The Second-Time Founder's Unfair Advantage
You've already failed once. That's worth something.
When Y Combinator founder Kevin Lin pivoted HelloAI from resume screening to sales automation, he didn't interview 200 random prospects. He talked to 15 existing customers first. All of them mentioned they struggled with follow-ups. Validation took two weeks.
This is the second-time founder advantage most startups throw away.
You have:
- Users who know your company's reliability
- 6-18 months of data showing what they actually do (not what they say)
- Domain expertise your first users trusted enough to give money to
- Direct communication channels (email, Slack, WhatsApp)
Most founders ignore this. They treat their pivot like their first idea and start from scratch. This is a $50,000 mistake in lost runway.
The Three-Step Validation Framework (Compressed)
Step 1: Mine Your Data for the Pivot Signal (Days 1-3)
Don't interview. Read first.
Pull your last 100 support tickets, Intercom chats, and emails. Look for the problem your pivot solves. Count mentions.
Example: A B2B SaaS startup pivoting from project management to expense tracking found that 31% of support conversations mentioned "We don't know what budget projects use." That's your validation signal. No cold outreach needed.
Action: Create a spreadsheet. Column A: problem mentioned. Column B: frequency. Problems appearing 20+ times = pivot candidate.
Step 2: Talk to Your Existing 20 (Days 4-7)
Rank your users by engagement and budget size. Email your top 20.
Don't pitch. Acknowledge the pattern.
Subject: "Quick question on feature we're exploring"

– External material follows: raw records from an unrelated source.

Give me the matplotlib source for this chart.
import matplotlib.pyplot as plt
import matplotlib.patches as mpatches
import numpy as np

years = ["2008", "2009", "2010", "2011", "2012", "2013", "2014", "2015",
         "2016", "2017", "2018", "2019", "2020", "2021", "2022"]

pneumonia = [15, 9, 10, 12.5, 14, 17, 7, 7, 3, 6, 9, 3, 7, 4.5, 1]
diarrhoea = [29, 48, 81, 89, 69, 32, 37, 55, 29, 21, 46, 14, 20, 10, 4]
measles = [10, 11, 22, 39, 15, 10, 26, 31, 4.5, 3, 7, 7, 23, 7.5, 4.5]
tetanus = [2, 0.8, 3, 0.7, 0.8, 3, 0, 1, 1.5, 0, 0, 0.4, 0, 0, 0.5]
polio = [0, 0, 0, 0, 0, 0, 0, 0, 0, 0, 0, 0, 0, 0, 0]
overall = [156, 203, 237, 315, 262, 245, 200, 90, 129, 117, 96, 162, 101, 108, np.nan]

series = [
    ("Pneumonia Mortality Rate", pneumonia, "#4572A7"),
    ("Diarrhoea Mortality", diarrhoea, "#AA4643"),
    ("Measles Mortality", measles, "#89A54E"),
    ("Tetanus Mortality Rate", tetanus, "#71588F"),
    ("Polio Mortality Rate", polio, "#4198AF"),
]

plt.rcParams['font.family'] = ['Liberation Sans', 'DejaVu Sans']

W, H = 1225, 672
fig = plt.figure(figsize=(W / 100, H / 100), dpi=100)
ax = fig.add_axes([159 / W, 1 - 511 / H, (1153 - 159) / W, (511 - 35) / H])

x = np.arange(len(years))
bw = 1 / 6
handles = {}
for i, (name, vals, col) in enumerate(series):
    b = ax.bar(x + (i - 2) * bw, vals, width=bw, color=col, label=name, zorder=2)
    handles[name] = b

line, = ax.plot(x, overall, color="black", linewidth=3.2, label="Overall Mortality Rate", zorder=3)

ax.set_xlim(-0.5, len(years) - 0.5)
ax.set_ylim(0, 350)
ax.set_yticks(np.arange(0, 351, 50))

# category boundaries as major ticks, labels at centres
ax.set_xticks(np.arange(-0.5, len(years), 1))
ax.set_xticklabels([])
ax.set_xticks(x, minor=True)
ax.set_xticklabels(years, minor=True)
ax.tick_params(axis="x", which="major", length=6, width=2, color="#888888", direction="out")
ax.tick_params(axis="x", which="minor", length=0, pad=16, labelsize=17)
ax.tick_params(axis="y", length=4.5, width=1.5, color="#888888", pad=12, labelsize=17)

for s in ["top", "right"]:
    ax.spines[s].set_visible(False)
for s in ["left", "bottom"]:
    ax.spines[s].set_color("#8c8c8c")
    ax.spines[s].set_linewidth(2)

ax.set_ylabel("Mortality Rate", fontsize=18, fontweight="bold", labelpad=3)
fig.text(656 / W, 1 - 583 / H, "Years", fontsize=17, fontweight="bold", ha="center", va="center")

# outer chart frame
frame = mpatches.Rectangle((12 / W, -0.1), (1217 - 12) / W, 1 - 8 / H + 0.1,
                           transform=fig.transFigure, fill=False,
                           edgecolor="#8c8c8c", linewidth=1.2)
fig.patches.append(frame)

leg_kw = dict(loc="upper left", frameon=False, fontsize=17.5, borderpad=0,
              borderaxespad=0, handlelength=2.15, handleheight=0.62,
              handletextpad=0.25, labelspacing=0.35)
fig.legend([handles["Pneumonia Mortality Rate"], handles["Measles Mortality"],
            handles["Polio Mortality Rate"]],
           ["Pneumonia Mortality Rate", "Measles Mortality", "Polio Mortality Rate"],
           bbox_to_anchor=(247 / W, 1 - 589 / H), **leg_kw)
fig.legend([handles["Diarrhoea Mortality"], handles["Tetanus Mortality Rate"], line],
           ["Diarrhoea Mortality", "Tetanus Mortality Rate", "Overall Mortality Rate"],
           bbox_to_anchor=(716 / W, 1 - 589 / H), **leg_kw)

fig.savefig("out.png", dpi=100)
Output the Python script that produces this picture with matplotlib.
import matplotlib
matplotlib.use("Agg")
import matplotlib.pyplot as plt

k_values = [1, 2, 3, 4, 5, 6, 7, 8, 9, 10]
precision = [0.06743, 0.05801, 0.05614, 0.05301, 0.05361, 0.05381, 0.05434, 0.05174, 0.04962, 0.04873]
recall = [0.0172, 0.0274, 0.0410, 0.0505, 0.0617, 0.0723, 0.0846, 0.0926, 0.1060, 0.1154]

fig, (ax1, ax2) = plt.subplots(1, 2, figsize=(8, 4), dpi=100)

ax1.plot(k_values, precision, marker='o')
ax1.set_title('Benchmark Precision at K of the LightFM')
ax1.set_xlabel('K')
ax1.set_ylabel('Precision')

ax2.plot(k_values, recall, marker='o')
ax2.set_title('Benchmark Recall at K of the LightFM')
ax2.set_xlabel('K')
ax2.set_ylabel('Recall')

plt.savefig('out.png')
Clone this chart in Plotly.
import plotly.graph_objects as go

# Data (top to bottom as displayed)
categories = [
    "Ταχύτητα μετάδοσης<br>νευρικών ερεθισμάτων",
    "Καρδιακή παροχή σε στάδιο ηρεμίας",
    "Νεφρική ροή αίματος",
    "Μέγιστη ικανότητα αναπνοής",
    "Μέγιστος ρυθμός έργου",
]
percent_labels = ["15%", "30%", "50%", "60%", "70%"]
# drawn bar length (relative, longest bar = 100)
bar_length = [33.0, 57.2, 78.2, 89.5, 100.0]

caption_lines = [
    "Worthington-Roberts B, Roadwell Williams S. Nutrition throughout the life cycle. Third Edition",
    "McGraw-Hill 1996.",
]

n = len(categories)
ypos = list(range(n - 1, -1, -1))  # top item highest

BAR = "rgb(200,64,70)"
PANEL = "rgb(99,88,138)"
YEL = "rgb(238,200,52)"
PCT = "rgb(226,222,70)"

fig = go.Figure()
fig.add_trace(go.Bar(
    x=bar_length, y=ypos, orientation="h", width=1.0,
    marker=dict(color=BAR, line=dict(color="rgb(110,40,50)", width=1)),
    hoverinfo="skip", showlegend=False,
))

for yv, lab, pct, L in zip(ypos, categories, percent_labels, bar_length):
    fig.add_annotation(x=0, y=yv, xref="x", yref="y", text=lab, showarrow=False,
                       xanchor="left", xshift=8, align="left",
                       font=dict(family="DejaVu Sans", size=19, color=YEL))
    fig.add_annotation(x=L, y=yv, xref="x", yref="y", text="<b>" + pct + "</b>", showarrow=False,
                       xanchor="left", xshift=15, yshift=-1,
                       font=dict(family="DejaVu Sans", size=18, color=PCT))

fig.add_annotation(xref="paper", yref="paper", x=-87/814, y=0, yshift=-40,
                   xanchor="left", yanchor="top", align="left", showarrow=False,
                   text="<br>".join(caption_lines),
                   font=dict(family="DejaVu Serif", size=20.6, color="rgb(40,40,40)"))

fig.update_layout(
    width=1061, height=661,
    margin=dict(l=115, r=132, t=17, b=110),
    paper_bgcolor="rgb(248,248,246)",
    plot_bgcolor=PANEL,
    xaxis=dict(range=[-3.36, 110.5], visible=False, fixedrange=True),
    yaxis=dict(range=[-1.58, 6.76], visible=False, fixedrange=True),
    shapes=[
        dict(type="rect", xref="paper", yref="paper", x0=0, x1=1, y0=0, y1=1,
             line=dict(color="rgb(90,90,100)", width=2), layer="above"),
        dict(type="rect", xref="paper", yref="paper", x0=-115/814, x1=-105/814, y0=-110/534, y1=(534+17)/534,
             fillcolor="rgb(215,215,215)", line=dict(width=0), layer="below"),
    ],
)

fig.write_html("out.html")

Body: "We noticed 12 of you mentioned difficulty tracking X in the last quarter. We're considering building for this. Can I ask three quick questions?"
Response rates: 40-60% (vs. 3-5% cold outreach).
Target: Get 10-12 conversations. You need 12 data points to spot patterns. You need patterns to commit resources.
Questions to ask:
- How do you currently solve this?
- How often does this problem happen?
- What's the cost of not solving it?
- Would you pay $500/month for a dedicated tool?
One non-obvious insight: Ask about their second-choice solution. If they say "We use Google Sheets," they've already decided to solve it. The pain is real.
Step 3: Validate With Strangers (Days 8-14)
Only after existing users confirm the pattern do you talk to cold prospects.
Target: 5-8 cold conversations with your target user profile.
Why only 5-8? Because if your existing users were wrong, you'll know immediately. If they were right, cold strangers will confirm it in fewer conversations. Your existing user cohort already de-risked the problem.
Benchmark: Cold prospect validation typically takes 30-40 conversations. With existing user validation first, you need 40% fewer cold conversations.
Why This Kills Your Runway in a Good Way
Indian founders typically raise smaller rounds than SF counterparts. A Series A might be $300-500K vs. $1.5M in the US. Runway compresses from 18 months to 12.
This framework saves $40-80K in runway:
- 6 weeks of salary costs for two people doing cold outreach
- 40+ hours of founder time interviewing irrelevant prospects
- Weeks of building features no one wants
A Bangalore-based fintech founder compressed validation from 8 weeks to 2 weeks using existing user data. That freed runway to hire. They made payroll seven months longer.
The Real Risk: Confirmation Bias
Your existing users love you. They might say "yes" to anything.
Protection: Include 2-3 churned users in your 20. Ask them directly: "Why did you leave?" If they don't mention your pivot problem, you have a signal that it's not universal.
Also: Ask existing users who said "no" to feature requests. If they don't see the pivot as solving a pain point, the enthusiasm is selective, not structural.
The Actionable Workflow
Day 1: Pull support data. Create spreadsheet of mentioned problems.
Day 2: Identify top 3 problem signals by frequency.
Day 3: Rank your 50 most engaged users by revenue + engagement.
Day 4-7: Email top 20. Aim for 10 conversations. Record three: (1) Their current workaround, (2) Cost of status quo, (3) Willingness to pay.
Day 8: Analyze patterns. If 8+ users mention the same friction, move forward.
Day 9-14: Run 5-8 cold conversations. Validate outside your own user base.
Day 15: Decide. Build or pivot again.
Total: 15 days instead of 3 months.
Why Pivots Fail (Usually)
Most pivots fail because founders guess at the problem.
They feel it. They don't verify it.
The founders who win listen to the one signal that matters: What problem did users already try to pay you to solve?
Your data already answered this. You're just reading it backwards.